The Political Sociology (PolSoc) Research Group’s mission is to improve the understanding of the complex interplay between society and politics. We conduct research of highest quality within the fields of political behavior, political communication, democracy, citizenship, civil society, public opinion, and attitude formation. We work with state-of-the-art methods within these fields, contributing to their understanding and development. Our work has broad scientific and societal relevance in Denmark and beyond as it sheds light on fundamental questions about the workings and well-functioning of democratic politics.
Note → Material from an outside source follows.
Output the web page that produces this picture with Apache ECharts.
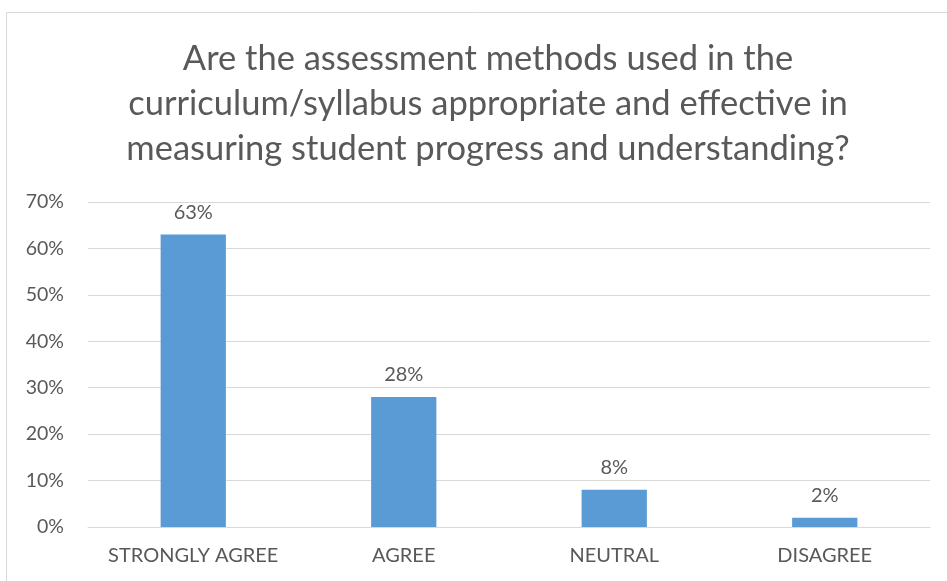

The research field of political participation and citizenship is the foundation of the political sociology research group. Historically, members of the group have been in charge of all encompassing, country-wide studies of political participation / citizenship in Denmark conducted since 1979, and has contributed to disseminate the citizenship approach from its origins in the Scandinavian Power and Democracy studies to the European (e.g. European Social Survey) as well as the global mainstream (e.g. International Social Survey Programme).
The research group pays particular attention to electoral behavior in order to deepen our understanding of democratic politics. Which parties do we vote for and why? How do the voters evaluate the candidates? How does the election campaign affect voters’ perceptions? And how do politicians connect to voters? Members of the research group have participated in the Danish Election Project since 1979. The group also contributes to comparative research projects on in this area, such as the Comparative Campaign Dynamics Dataset and the European NUTS-Level Election Dataset.
The research group employs classic and contemporary public opinion theories from political science, sociology, and psychology to shed light on why the public thinks the way it does. We explore public opinion towards various issues, and we study cross-national differences and change in public opinion over time. The group’s research also engages with the study of political communication, focusing on the ways politicians communicate and the channels they use to get their messages to the voters.